People sometimes wonder why they can remember the words to a song from 20 years ago but can’t find their keys. The lyrics to a song have subliminally layered themselves into your brain in a way you can never forget them. It’s really magical.
LB: One part of this ad that stood out to me was: And until we are all free, none of us really are. → I thought that was great, as it harkens to past activists, Emma Lazarus, a Jewish woman who first said something similar in the 1800s, MLK who said another version of it, so what does this message signify to you, coming from Stingray? What does it mean to you?
SJ: That line is very important to me and I am aware of those who have used it, Marcus Garvy used a version of it, and symbolically used it in Canada in a speech that Bob Marley later turned into a song called Redemption Song, where he said “Emancipation from your mental slavery.” So, you know, until we as a society are collectively all free from this awful inequality, none of us are free from it. Even those of us who are benefitting from that inequality are not free from it. Nobody is free from it. So I think that line is important because it signifies that, whether you are white or Black, or Jewish, or women, or men, or gay or straight or whatever you are, you have a role to play here, and that role it can be significant no matter who you are. Because we’re all sort of chained to that and until we break those chains, we’re all captive.

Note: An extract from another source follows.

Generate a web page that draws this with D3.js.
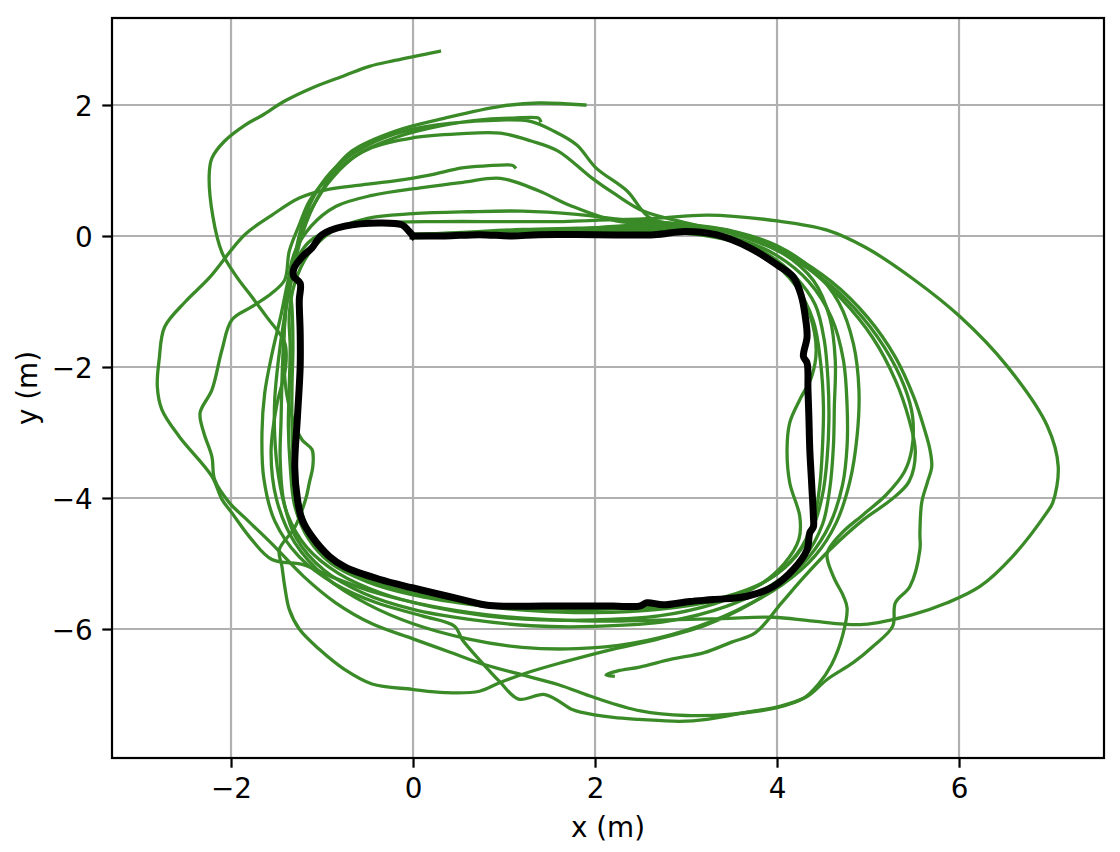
<!DOCTYPE html>
<html><head><meta charset="utf-8">
<script src="https://cdn.jsdelivr.net/npm/d3@7"></script>
<style>body{margin:0;background:#fff}svg{display:block}text{font-family:"DejaVu Sans",sans-serif;fill:#000}</style>
</head><body><svg id="c" width="1120" height="852"></svg>
<script>
const xTicks = [-2, 0, 2, 4, 6];
const yTicks = [2, 0, -2, -4, -6];
const xLabel = "x (m)";
const yLabel = "y (m)";

const groundTruth = [[0.0,0.0],[0.35,0.0],[0.73,0.02],[1.09,0.0],[1.38,0.02],[2.01,0.02],[2.65,0.02],[2.99,0.07],[3.33,0.02],[3.7,-0.18],[4.0,-0.44],[4.18,-0.63],[4.27,-0.93],[4.31,-1.23],[4.33,-1.54],[4.29,-1.84],[4.33,-1.94],[4.34,-2.35],[4.35,-2.76],[4.36,-3.26],[4.38,-3.77],[4.4,-4.3],[4.4,-4.44],[4.36,-4.53],[4.33,-4.79],[4.18,-5.09],[3.96,-5.35],[3.67,-5.5],[3.3,-5.55],[3.04,-5.58],[2.75,-5.63],[2.57,-5.6],[2.49,-5.65],[2.2,-5.65],[1.84,-5.65],[1.45,-5.65],[0.84,-5.64],[0.54,-5.55],[-0.01,-5.37],[-0.37,-5.24],[-0.75,-5.05],[-0.92,-4.89],[-1.11,-4.59],[-1.22,-4.33],[-1.27,-4.02],[-1.3,-3.52],[-1.27,-2.76],[-1.24,-1.99],[-1.24,-1.48],[-1.25,-0.98],[-1.24,-0.72],[-1.31,-0.62],[-1.31,-0.5],[-1.22,-0.32],[-1.11,-0.18],[-1.0,0.02],[-0.75,0.15],[-0.37,0.2],[-0.12,0.17],[-0.05,0.08],[0.0,0.0]];

const runA = [[0.05,0.02],[0.6,0.06],[1.2,0.1],[1.8,0.12],[2.4,0.14],[3.0,0.1],[3.5,-0.04],[3.9,-0.28],[4.2,-0.62],[4.42,-1.05],[4.52,-1.6],[4.56,-2.2],[4.57,-2.8],[4.55,-3.4],[4.5,-3.95],[4.38,-4.5],[4.15,-4.98],[3.8,-5.33],[3.3,-5.57],[2.7,-5.7],[2.0,-5.75],[1.3,-5.72],[0.6,-5.62],[0.0,-5.48],[-0.5,-5.28],[-0.9,-5.0],[-1.15,-4.62],[-1.3,-4.12],[-1.35,-3.5],[-1.37,-2.9],[-1.36,-2.3],[-1.35,-1.7],[-1.36,-1.2],[-1.3,-0.72],[-1.15,-0.28],[-0.9,0.06],[-0.5,0.27],[0.0,0.34],[0.6,0.37],[1.2,0.38],[1.8,0.33],[2.3,0.25],[2.9,0.19],[3.5,0.08],[4.0,-0.15],[4.4,-0.52],[4.68,-1.02],[4.84,-1.65],[4.9,-2.35],[4.88,-3.05],[4.8,-3.75],[4.65,-4.38],[4.42,-4.88],[4.05,-5.33],[3.55,-5.72],[3.0,-6.02],[2.4,-6.22],[1.8,-6.3],[1.2,-6.28],[0.6,-6.15],[0.0,-5.92],[-0.5,-5.62],[-0.95,-5.22],[-1.3,-4.68],[-1.5,-4.02],[-1.56,-3.3],[-1.5,-2.6],[-1.4,-2.0],[-1.41,-1.63],[-1.6,-1.25],[-1.77,-0.93],[-1.93,-0.64],[-2.1,-0.25],[-2.2,0.3],[-2.24,0.93],[-2.21,1.19],[-2.07,1.45],[-1.85,1.69],[-1.66,1.84],[-1.41,2.06],[-1.11,2.26],[-0.75,2.45],[-0.48,2.59],[-0.2,2.68],[0.29,2.82]];

const runB = [[0.0,-0.03],[0.6,0.0],[1.2,0.03],[1.8,0.06],[2.4,0.1],[3.0,0.07],[3.5,-0.06],[3.9,-0.32],[4.18,-0.7],[4.36,-1.2],[4.43,-1.74],[4.38,-2.15],[4.25,-2.5],[4.14,-2.85],[4.11,-3.26],[4.14,-3.77],[4.25,-4.28],[4.24,-4.63],[4.08,-5.0],[3.78,-5.35],[3.3,-5.62],[2.7,-5.8],[2.0,-5.86],[1.4,-5.86],[0.8,-5.8],[0.2,-5.66],[-0.35,-5.45],[-0.82,-5.15],[-1.17,-4.75],[-1.38,-4.25],[-1.48,-3.65],[-1.52,-3.05],[-1.52,-2.5],[-1.48,-1.9],[-1.42,-1.3],[-1.33,-0.64],[-1.22,0.02],[-1.03,0.63],[-0.81,1.04],[-0.45,1.35],[0.0,1.5],[0.5,1.56],[0.96,1.57],[1.3,1.45],[1.59,1.3],[1.97,0.88],[2.23,0.63],[2.53,0.38],[3.0,0.2],[3.5,0.04],[4.0,-0.22],[4.45,-0.6],[4.85,-1.1],[5.18,-1.7],[5.4,-2.3],[5.49,-2.76],[5.48,-3.26],[5.4,-3.6],[5.2,-3.95],[4.95,-4.25],[4.7,-4.55],[4.55,-4.85],[4.62,-5.2],[4.73,-5.5],[4.77,-5.68],[4.72,-6.1],[4.6,-6.54],[4.45,-6.85],[4.3,-7.05],[4.0,-7.2],[3.5,-7.3],[3.0,-7.32],[2.5,-7.25],[2.0,-7.05],[1.6,-6.85],[1.2,-6.7],[0.8,-6.55],[0.4,-6.35],[0.0,-6.15],[-0.45,-5.92],[-0.85,-5.6],[-1.2,-5.2],[-1.55,-4.7],[-1.85,-4.3],[-2.02,-4.07],[-2.18,-3.72],[-2.21,-3.37],[-2.3,-3.0],[-2.34,-2.7],[-2.21,-2.35],[-2.1,-1.74],[-1.99,-1.28],[-1.77,-1.08],[-1.55,-0.87],[-1.41,-0.67],[-1.36,-0.23],[-1.25,0.17],[-1.14,0.53],[-0.92,0.93],[-0.67,1.3],[-0.2,1.6],[0.35,1.8],[0.96,1.98],[1.38,2.03],[1.89,2.0]];

const runC = [[0.02,0.0],[0.6,0.04],[1.2,0.06],[1.8,0.1],[2.4,0.16],[3.0,0.14],[3.6,0.02],[4.05,-0.25],[4.4,-0.68],[4.58,-1.25],[4.64,-1.9],[4.63,-2.6],[4.62,-3.2],[4.58,-3.85],[4.5,-4.4],[4.3,-4.9],[3.95,-5.32],[3.45,-5.65],[2.8,-5.88],[2.0,-5.96],[1.3,-5.95],[0.6,-5.85],[0.0,-5.7],[-0.55,-5.45],[-0.98,-5.1],[-1.28,-4.62],[-1.42,-4.05],[-1.46,-3.4],[-1.45,-2.8],[-1.44,-2.2],[-1.42,-1.55],[-1.38,-0.9],[-1.3,-0.3],[-1.2,0.25],[-1.05,0.7],[-0.85,1.05],[-0.55,1.35],[-0.1,1.6],[0.4,1.72],[0.96,1.77],[1.29,1.75],[1.55,1.6],[1.8,1.39],[2.01,1.04],[2.35,0.69],[2.61,0.27],[3.1,0.15],[3.6,0.02],[4.1,-0.25],[4.6,-0.7],[5.0,-1.25],[5.3,-1.85],[5.5,-2.45],[5.62,-2.95],[5.68,-3.26],[5.7,-3.52],[5.65,-3.77],[5.59,-4.07],[5.57,-4.53],[5.57,-4.79],[5.46,-5.35],[5.3,-5.6],[5.27,-5.96],[5.05,-6.27],[4.84,-6.51],[4.55,-6.77],[4.33,-7.03],[4.03,-7.18],[3.67,-7.27],[3.23,-7.38],[2.93,-7.41],[2.49,-7.38],[2.2,-7.35],[1.84,-7.27],[1.75,-7.23],[1.45,-7.0],[1.16,-7.07],[0.95,-6.8],[0.75,-6.5],[0.54,-6.16],[0.46,-5.96],[0.1,-5.8],[-0.4,-5.6],[-0.85,-5.32],[-1.25,-4.9],[-1.52,-4.35],[-1.64,-3.7],[-1.66,-3.0],[-1.63,-2.4],[-1.55,-1.8],[-1.45,-1.2],[-1.36,-0.6],[-1.25,-0.05],[-1.1,0.45],[-0.88,0.9],[-0.6,1.25],[-0.2,1.5],[0.3,1.68],[0.8,1.78],[1.1,1.8],[1.38,1.8],[1.4,1.76]];

const runD = [[0.0,0.03],[0.6,0.05],[1.2,0.08],[1.8,0.1],[2.4,0.12],[3.0,0.1],[3.55,-0.03],[4.0,-0.3],[4.35,-0.7],[4.6,-1.25],[4.73,-1.9],[4.77,-2.6],[4.77,-3.2],[4.72,-3.8],[4.58,-4.4],[4.35,-4.9],[4.0,-5.35],[3.6,-5.7],[3.2,-5.95],[2.7,-6.15],[2.19,-6.31],[1.64,-6.51],[1.27,-6.66],[0.95,-6.82],[0.73,-6.95],[0.35,-6.97],[-0.01,-6.92],[-0.45,-6.84],[-0.75,-6.62],[-1.03,-6.31],[-1.25,-6.0],[-1.36,-5.7],[-1.41,-5.35],[-1.44,-5.05],[-1.47,-4.79],[-1.3,-4.45],[-1.18,-4.02],[-1.14,-3.77],[-1.1,-3.5],[-1.11,-3.26],[-1.22,-3.11],[-1.33,-2.76],[-1.4,-2.3],[-1.42,-1.7],[-1.4,-1.1],[-1.33,-0.55],[-1.15,-0.1],[-0.85,0.12],[-0.4,0.2],[0.3,0.22],[1.0,0.22],[1.6,0.22],[2.0,0.24],[2.65,0.27],[3.24,0.32],[4.0,0.23],[4.55,0.09],[4.98,-0.18],[5.5,-0.66],[6.01,-1.23],[6.53,-1.99],[6.97,-2.9],[7.09,-3.52],[7.03,-4.07],[6.96,-4.23],[6.59,-4.89],[6.23,-5.35],[5.87,-5.6],[5.49,-5.78],[4.95,-5.93],[4.4,-5.88],[3.96,-5.82],[3.4,-5.84],[2.8,-5.86],[2.0,-5.88],[1.4,-5.85],[0.8,-5.78],[0.2,-5.65],[-0.4,-5.45],[-0.9,-5.2],[-1.2,-5.02],[-1.55,-4.94],[-1.77,-4.64],[-1.99,-4.23],[-2.1,-4.02],[-2.21,-3.67],[-2.57,-3.06],[-2.76,-2.65],[-2.81,-2.3],[-2.79,-1.89],[-2.73,-1.39],[-2.5,-1.0],[-2.24,-0.64],[-1.85,0.02],[-1.55,0.32],[-1.25,0.58],[-0.97,0.7],[-0.56,0.78],[-0.2,0.84],[0.18,0.93],[0.54,1.04],[0.8,1.07],[1.09,1.08],[1.12,1.05]];

const runE = [[0.05,-0.02],[0.6,0.02],[1.2,0.04],[1.8,0.06],[2.4,0.06],[3.0,0.04],[3.5,-0.08],[3.9,-0.35],[4.2,-0.75],[4.4,-1.3],[4.48,-1.95],[4.51,-2.6],[4.5,-3.2],[4.47,-3.8],[4.4,-4.35],[4.22,-4.85],[3.9,-5.25],[3.4,-5.52],[2.8,-5.65],[2.0,-5.7],[1.3,-5.68],[0.6,-5.58],[0.0,-5.45],[-0.5,-5.25],[-0.88,-4.95],[-1.12,-4.55],[-1.26,-4.05],[-1.31,-3.5],[-1.33,-2.9],[-1.33,-2.3],[-1.32,-1.7],[-1.33,-1.1],[-1.36,-0.65],[-1.3,-0.25],[-1.12,0.15],[-0.85,0.45],[-0.45,0.62],[0.1,0.74],[0.55,0.82],[0.96,0.88],[1.38,0.69],[1.72,0.47],[2.23,0.23],[2.8,0.18],[3.4,0.1],[3.9,-0.12],[4.3,-0.45],[4.7,-0.95],[5.05,-1.55],[5.3,-2.2],[5.45,-2.8],[5.52,-3.3],[5.45,-3.75],[5.26,-4.02],[4.95,-4.33],[4.58,-4.79],[4.3,-5.2],[4.05,-5.6],[3.76,-6.06],[3.5,-6.2],[3.2,-6.36],[2.84,-6.46],[2.49,-6.58],[2.25,-6.64],[2.12,-6.7],[2.2,-6.72]];

const greenRuns = [runA, runB, runC, runD, runE];

const W = 1120, H = 852;
const L = 112, R = 1104, T = 18, B = 758;
const FS = 27.8;
const x = d3.scaleLinear().domain([-3.308, 7.593]).range([L, R]);
const y = d3.scaleLinear().domain([-7.969, 3.328]).range([B, T]);

const svg = d3.select("#c");
svg.append("defs").append("clipPath").attr("id","clip").append("rect")
  .attr("x", L).attr("y", T).attr("width", R-L).attr("height", B-T);

// grid
const g = svg.append("g");
g.selectAll("line.gx").data(xTicks).join("line")
  .attr("x1", d=>x(d)).attr("x2", d=>x(d)).attr("y1", T).attr("y2", B)
  .attr("stroke", "#b0b0b0").attr("stroke-width", 2.2);
g.selectAll("line.gy").data(yTicks).join("line")
  .attr("y1", d=>y(d)).attr("y2", d=>y(d)).attr("x1", L).attr("x2", R)
  .attr("stroke", "#b0b0b0").attr("stroke-width", 2.2);

const line = d3.line().x(d=>x(d[0])).y(d=>y(d[1])).curve(d3.curveCatmullRom.alpha(0.5));
const plot = svg.append("g").attr("clip-path","url(#clip)");
plot.selectAll("path.green").data(greenRuns).join("path")
  .attr("d", line).attr("fill","none").attr("stroke","#3a8b28")
  .attr("stroke-width", 3.3).attr("stroke-linejoin","round").attr("stroke-linecap","square");
plot.append("path").datum(groundTruth).attr("d", line).attr("fill","none")
  .attr("stroke","#000").attr("stroke-width", 7).attr("stroke-linejoin","round").attr("stroke-linecap","square");

// axes
const xa = svg.append("g").attr("transform", `translate(0,${B})`)
  .call(d3.axisBottom(x).tickValues(xTicks).tickSize(9.7).tickPadding(9.7));
const ya = svg.append("g").attr("transform", `translate(${L},0)`)
  .call(d3.axisLeft(y).tickValues(yTicks).tickSize(9.7).tickPadding(9.7));
[xa, ya].forEach(a => {
  a.select(".domain").remove();
  a.selectAll(".tick line").attr("stroke","#000").attr("stroke-width",2.2);
  a.selectAll(".tick text").attr("font-size", FS).attr("font-family","DejaVu Sans").attr("fill","#000");
});
xa.selectAll(".tick text").attr("dy", null).attr("y", 19.4 + 0.76*FS*0.96);
ya.selectAll(".tick text").attr("dy", null).attr("dominant-baseline", null).attr("y", 0.3645*FS);

svg.append("rect").attr("x", L).attr("y", T).attr("width", R-L).attr("height", B-T)
  .attr("fill","none").attr("stroke","#000").attr("stroke-width",2.2);

svg.append("text").attr("x", (L+R)/2).attr("y", 837).attr("text-anchor","middle")
  .attr("font-size", FS).text(xLabel);
svg.append("text").attr("transform", `translate(37,${(T+B)/2}) rotate(-90)`).attr("text-anchor","middle")
  .attr("font-size", FS).text(yLabel);
</script></body></html>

t’s so true and that phrase gets overused but it's so accurate: we are all in this together. You walk out on the street and if the person next to you isn’t equal to you or free to do the same things that you do, then you are not really free either. You are guilty of benefitting from that freedom they don’t have. That’s kind of the point that I was getting at earlier: the people who want to deny other people’s freedoms believe somehow that by giving the freedoms to other people, they somehow lose the freedoms themselves. That’s what’s amazing to me in going about this project and learning about this topic is that it’s not a zero sum game, if you don’t have freedom and I have a certain freedom that I can help you gain, I don’t lose anything. I helped you with something, and I didn’t lose anything myself. It’s not like you needed to borrow $10 and so I lost $10. We all win, we all benefit. It multiplies.
LB: Is there anything I forgot to ask you or anything we didn’t touch on about this campaign or Singray’s ambitions or actions that you’d like to say?
SJ: I personally believe that we do these things for two different audiences: the audience we reach with Stingray, whether it’s radio or tv or apps or any other products, we have an immense audience. But there is also our own culture inside our company, and I think it’s important that companies like Stingray do these things because it’s like, you are being reminded all the time that you are part of an organization that believes these things and you have a role to play in that organization, and in making these things a reality. I want to create a culture where people who might be uncomfortable somewhere else can be comfortable here. So this is a reminder to our own team and a reminder to people who see job ads. I want people to see that ad and say, I want to work for that company because they believe in important stuff. So there are multiple audiences. It’s not just about opening minds to radio listeners or tv listeners, it’s about communicating to all these different groups who are stakeholders in a better future.